*GOAL*. All of the data should be output character for character, except the pictures.
┄┄┄┄┄┄
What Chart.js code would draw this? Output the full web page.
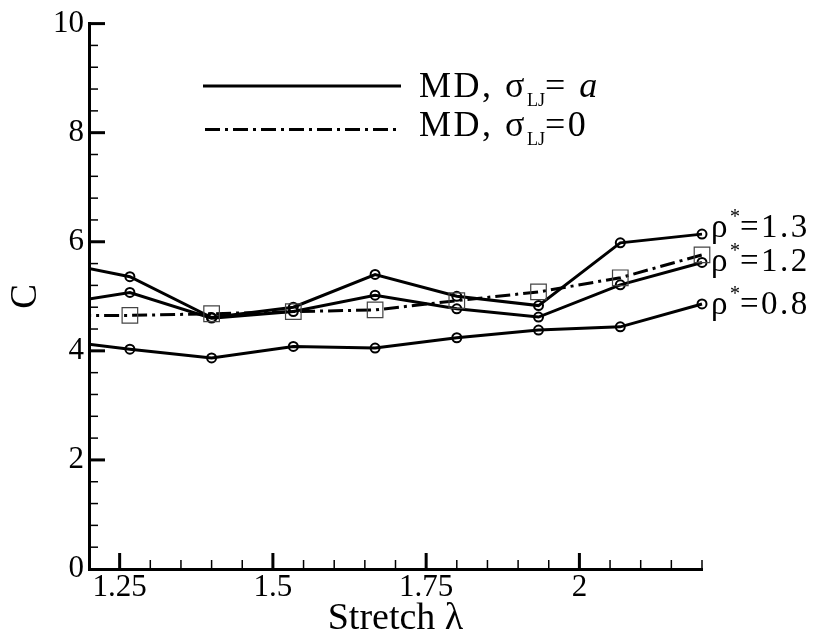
<!DOCTYPE html>
<html>
<head>
<meta charset="utf-8">
<script src="https://cdn.jsdelivr.net/npm/chart.js@4.4.1/dist/chart.umd.min.js"></script>
<style>
  body { margin: 0; background: #fff; }
  #wrap { position: relative; width: 816px; height: 639px; }
  .lbl {
    position: absolute;
    font-family: "Liberation Serif", "Times New Roman", serif;
    color: #000;
    line-height: 1;
    white-space: nowrap;
  }
  .legend { font-size: 36px; letter-spacing: 2.5px; }
  .rho { font-size: 33px; letter-spacing: 2.5px; }
  .sub { font-size: 18px; vertical-align: -9px; line-height: 0; letter-spacing: 0; }
  .sup { font-size: 20px; vertical-align: 14px; line-height: 0; letter-spacing: 0; }
</style>
</head>
<body>
<div id="wrap">
  <canvas id="chart"></canvas>
  <div class="lbl legend" style="left:419px; top:67px;">MD, σ<span class="sub">LJ</span>= <i>a</i></div>
  <div class="lbl legend" style="left:419px; top:106px;">MD, σ<span class="sub">LJ</span>=0</div>
  <div class="lbl rho" style="left:711px; top:210px;">ρ<span class="sup">*</span>=1.3</div>
  <div class="lbl rho" style="left:711px; top:244px;">ρ<span class="sup">*</span>=1.2</div>
  <div class="lbl rho" style="left:711px; top:287px;">ρ<span class="sup">*</span>=0.8</div>
</div>
<script>
// stretch values (first point lies left of the axis and is clipped)
const stretch = [1.1333, 1.2667, 1.4, 1.5333, 1.6667, 1.8, 1.9333, 2.0667, 2.2];
const rho13 = [5.66, 5.36, 4.61, 4.80, 5.40, 5.00, 4.83, 5.98, 6.14];
const rho12 = [4.83, 5.07, 4.60, 4.72, 5.02, 4.77, 4.62, 5.21, 5.62];
const rho08 = [4.21, 4.03, 3.87, 4.08, 4.05, 4.24, 4.38, 4.44, 4.86];
const sigmaZero = [4.65, 4.65, 4.68, 4.72, 4.75, 4.92, 5.08, 5.34, 5.76];

const xTickValues = [1.25, 1.5, 1.75, 2];
const xTickLabels = ["1.25", "1.5", "1.75", "2"];
const yTickValues = [0, 2, 4, 6, 8, 10];
const yTickLabels = ["0", "2", "4", "6", "8", "10"];

const SERIF = '"Liberation Serif", "Times New Roman", serif';
const DASH_DOT = [15, 5, 3, 5];

const toPoints = (ys) => stretch.map((x, i) => ({ x, y: ys[i] }));

function circleSeries(ys) {
  return {
    data: toPoints(ys),
    borderColor: "#000",
    borderWidth: 3,
    pointStyle: "circle",
    pointRadius: 4.5,
    pointBorderWidth: 2,
    pointBorderColor: "#000",
    pointBackgroundColor: "rgba(0,0,0,0)",
    clip: { left: 0, top: false, right: false, bottom: false },
  };
}

// tick marks point into the plot, majors long, minors short
const inwardTicks = {
  id: "inwardTicks",
  afterDatasetsDraw(chart) {
    const { ctx, chartArea: a, scales: { x, y } } = chart;
    ctx.save();
    ctx.strokeStyle = "#000";
    const line = (x1, y1, x2, y2, w) => {
      ctx.lineWidth = w;
      ctx.beginPath();
      ctx.moveTo(x1, y1);
      ctx.lineTo(x2, y2);
      ctx.stroke();
    };
    for (let i = 1; i <= 20; i++) {
      const v = x.min + i * 0.05;
      const px = x.getPixelForValue(v);
      const major = xTickValues.some((t) => Math.abs(t - v) < 1e-6);
      line(px, a.bottom, px, a.bottom - (major ? 16 : 9), major ? 3 : 1.5);
    }
    for (let i = 1; i <= 25; i++) {
      const v = i * 0.4;
      const py = y.getPixelForValue(v);
      const major = yTickValues.some((t) => Math.abs(t - v) < 1e-6);
      line(a.left, py, a.left + (major ? 16 : 9), py, major ? 3 : 1.5);
    }
    ctx.restore();
  },
};

// legend line samples; the texts are html next to them
const legendSamples = {
  id: "legendSamples",
  afterDraw(chart) {
    const ctx = chart.ctx;
    ctx.save();
    ctx.strokeStyle = "#000";
    ctx.lineWidth = 3;
    ctx.beginPath();
    ctx.moveTo(203, 86);
    ctx.lineTo(401, 86);
    ctx.stroke();
    ctx.setLineDash(DASH_DOT);
    ctx.beginPath();
    ctx.moveTo(205, 129.5);
    ctx.lineTo(401, 129.5);
    ctx.stroke();
    ctx.restore();
  },
};

new Chart(document.getElementById("chart"), {
  type: "line",
  data: {
    datasets: [
      {
        data: toPoints(sigmaZero),
        borderColor: "#000",
        borderWidth: 3,
        borderDash: DASH_DOT,
        pointStyle: "rect",
        pointRadius: 11,
        pointBorderWidth: 1.2,
        pointBorderColor: "#444",
        pointBackgroundColor: "rgba(0,0,0,0)",
        clip: { left: 0, top: false, right: false, bottom: false },
      },
      circleSeries(rho13),
      circleSeries(rho12),
      circleSeries(rho08),
    ],
  },
  options: {
    responsive: true,
    maintainAspectRatio: false,
    animation: false,
    layout: { padding: { top: 21, right: 114, bottom: 0, left: 0 } },
    plugins: { legend: { display: false }, tooltip: { enabled: false } },
    elements: { line: { tension: 0 } },
    scales: {
      x: {
        type: "linear",
        min: 1.2,
        max: 2.2,
        afterFit: (s) => { s.height = 70; },
        afterBuildTicks: (s) => { s.ticks = xTickValues.map((value) => ({ value })); },
        ticks: {
          padding: 0,
          color: "#000",
          font: { family: SERIF, size: 31 },
          maxRotation: 0,
          callback: (v) => xTickLabels[xTickValues.indexOf(v)] ?? "",
        },
        grid: { display: false, drawTicks: false },
        border: { display: true, color: "#000", width: 3 },
        title: {
          display: true,
          text: "Stretch λ",
          color: "#000",
          font: { family: SERIF, size: 38, lineHeight: 1 },
          padding: { top: 0, bottom: 1 },
        },
      },
      y: {
        min: 0,
        max: 10,
        afterFit: (s) => { s.width = 89; },
        afterBuildTicks: (s) => { s.ticks = yTickValues.map((value) => ({ value })); },
        ticks: {
          padding: 5,
          color: "#000",
          font: { family: SERIF, size: 31 },
          callback: (v) => yTickLabels[yTickValues.indexOf(v)] ?? "",
        },
        grid: { display: false, drawTicks: false },
        border: { display: true, color: "#000", width: 3 },
        title: {
          display: true,
          text: "C",
          color: "#000",
          font: { family: SERIF, size: 37 },
          padding: { top: 4, bottom: 0 },
        },
      },
    },
  },
  plugins: [inwardTicks, legendSamples],
});
</script>
</body>
</html>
┄┄┄┄┄┄
*FINAL RESULT*.
What Chart.js code would draw this? Output the full web page.
<!DOCTYPE html>
<html>
<head>
<meta charset="utf-8">
<script src="https://cdn.jsdelivr.net/npm/chart.js@4.4.1/dist/chart.umd.min.js"></script>
<style>
  body { margin: 0; background: #fff; }
  #wrap { position: relative; width: 816px; height: 639px; }
  .lbl {
    position: absolute;
    font-family: "Liberation Serif", "Times New Roman", serif;
    color: #000;
    line-height: 1;
    white-space: nowrap;
  }
  .legend { font-size: 36px; letter-spacing: 2.5px; }
  .rho { font-size: 33px; letter-spacing: 2.5px; }
  .sub { font-size: 18px; vertical-align: -9px; line-height: 0; letter-spacing: 0; }
  .sup { font-size: 20px; vertical-align: 14px; line-height: 0; letter-spacing: 0; }
</style>
</head>
<body>
<div id="wrap">
  <canvas id="chart"></canvas>
  <div class="lbl legend" style="left:419px; top:67px;">MD, σ<span class="sub">LJ</span>= <i>a</i></div>
  <div class="lbl legend" style="left:419px; top:106px;">MD, σ<span class="sub">LJ</span>=0</div>
  <div class="lbl rho" style="left:711px; top:210px;">ρ<span class="sup">*</span>=1.3</div>
  <div class="lbl rho" style="left:711px; top:244px;">ρ<span class="sup">*</span>=1.2</div>
  <div class="lbl rho" style="left:711px; top:287px;">ρ<span class="sup">*</span>=0.8</div>
</div>
<script>
// stretch values (first point lies left of the axis and is clipped)
const stretch = [1.1333, 1.2667, 1.4, 1.5333, 1.6667, 1.8, 1.9333, 2.0667, 2.2];
const rho13 = [5.66, 5.36, 4.61, 4.80, 5.40, 5.00, 4.83, 5.98, 6.14];
const rho12 = [4.83, 5.07, 4.60, 4.72, 5.02, 4.77, 4.62, 5.21, 5.62];
const rho08 = [4.21, 4.03, 3.87, 4.08, 4.05, 4.24, 4.38, 4.44, 4.86];
const sigmaZero = [4.65, 4.65, 4.68, 4.72, 4.75, 4.92, 5.08, 5.34, 5.76];

const xTickValues = [1.25, 1.5, 1.75, 2];
const xTickLabels = ["1.25", "1.5", "1.75", "2"];
const yTickValues = [0, 2, 4, 6, 8, 10];
const yTickLabels = ["0", "2", "4", "6", "8", "10"];

const SERIF = '"Liberation Serif", "Times New Roman", serif';
const DASH_DOT = [15, 5, 3, 5];

const toPoints = (ys) => stretch.map((x, i) => ({ x, y: ys[i] }));

function circleSeries(ys) {
  return {
    data: toPoints(ys),
    borderColor: "#000",
    borderWidth: 3,
    pointStyle: "circle",
    pointRadius: 4.5,
    pointBorderWidth: 2,
    pointBorderColor: "#000",
    pointBackgroundColor: "rgba(0,0,0,0)",
    clip: { left: 0, top: false, right: false, bottom: false },
  };
}

// tick marks point into the plot, majors long, minors short
const inwardTicks = {
  id: "inwardTicks",
  afterDatasetsDraw(chart) {
    const { ctx, chartArea: a, scales: { x, y } } = chart;
    ctx.save();
    ctx.strokeStyle = "#000";
    const line = (x1, y1, x2, y2, w) => {
      ctx.lineWidth = w;
      ctx.beginPath();
      ctx.moveTo(x1, y1);
      ctx.lineTo(x2, y2);
      ctx.stroke();
    };
    for (let i = 1; i <= 20; i++) {
      const v = x.min + i * 0.05;
      const px = x.getPixelForValue(v);
      const major = xTickValues.some((t) => Math.abs(t - v) < 1e-6);
      line(px, a.bottom, px, a.bottom - (major ? 16 : 9), major ? 3 : 1.5);
    }
    for (let i = 1; i <= 25; i++) {
      const v = i * 0.4;
      const py = y.getPixelForValue(v);
      const major = yTickValues.some((t) => Math.abs(t - v) < 1e-6);
      line(a.left, py, a.left + (major ? 16 : 9), py, major ? 3 : 1.5);
    }
    ctx.restore();
  },
};

// legend line samples; the texts are html next to them
const legendSamples = {
  id: "legendSamples",
  afterDraw(chart) {
    const ctx = chart.ctx;
    ctx.save();
    ctx.strokeStyle = "#000";
    ctx.lineWidth = 3;
    ctx.beginPath();
    ctx.moveTo(203, 86);
    ctx.lineTo(401, 86);
    ctx.stroke();
    ctx.setLineDash(DASH_DOT);
    ctx.beginPath();
    ctx.moveTo(205, 129.5);
    ctx.lineTo(401, 129.5);
    ctx.stroke();
    ctx.restore();
  },
};

new Chart(document.getElementById("chart"), {
  type: "line",
  data: {
    datasets: [
      {
        data: toPoints(sigmaZero),
        borderColor: "#000",
        borderWidth: 3,
        borderDash: DASH_DOT,
        pointStyle: "rect",
        pointRadius: 11,
        pointBorderWidth: 1.2,
        pointBorderColor: "#444",
        pointBackgroundColor: "rgba(0,0,0,0)",
        clip: { left: 0, top: false, right: false, bottom: false },
      },
      circleSeries(rho13),
      circleSeries(rho12),
      circleSeries(rho08),
    ],
  },
  options: {
    responsive: true,
    maintainAspectRatio: false,
    animation: false,
    layout: { padding: { top: 21, right: 114, bottom: 0, left: 0 } },
    plugins: { legend: { display: false }, tooltip: { enabled: false } },
    elements: { line: { tension: 0 } },
    scales: {
      x: {
        type: "linear",
        min: 1.2,
        max: 2.2,
        afterFit: (s) => { s.height = 70; },
        afterBuildTicks: (s) => { s.ticks = xTickValues.map((value) => ({ value })); },
        ticks: {
          padding: 0,
          color: "#000",
          font: { family: SERIF, size: 31 },
          maxRotation: 0,
          callback: (v) => xTickLabels[xTickValues.indexOf(v)] ?? "",
        },
        grid: { display: false, drawTicks: false },
        border: { display: true, color: "#000", width: 3 },
        title: {
          display: true,
          text: "Stretch λ",
          color: "#000",
          font: { family: SERIF, size: 38, lineHeight: 1 },
          padding: { top: 0, bottom: 1 },
        },
      },
      y: {
        min: 0,
        max: 10,
        afterFit: (s) => { s.width = 89; },
        afterBuildTicks: (s) => { s.ticks = yTickValues.map((value) => ({ value })); },
        ticks: {
          padding: 5,
          color: "#000",
          font: { family: SERIF, size: 31 },
          callback: (v) => yTickLabels[yTickValues.indexOf(v)] ?? "",
        },
        grid: { display: false, drawTicks: false },
        border: { display: true, color: "#000", width: 3 },
        title: {
          display: true,
          text: "C",
          color: "#000",
          font: { family: SERIF, size: 37 },
          padding: { top: 4, bottom: 0 },
        },
      },
    },
  },
  plugins: [inwardTicks, legendSamples],
});
</script>
</body>
</html>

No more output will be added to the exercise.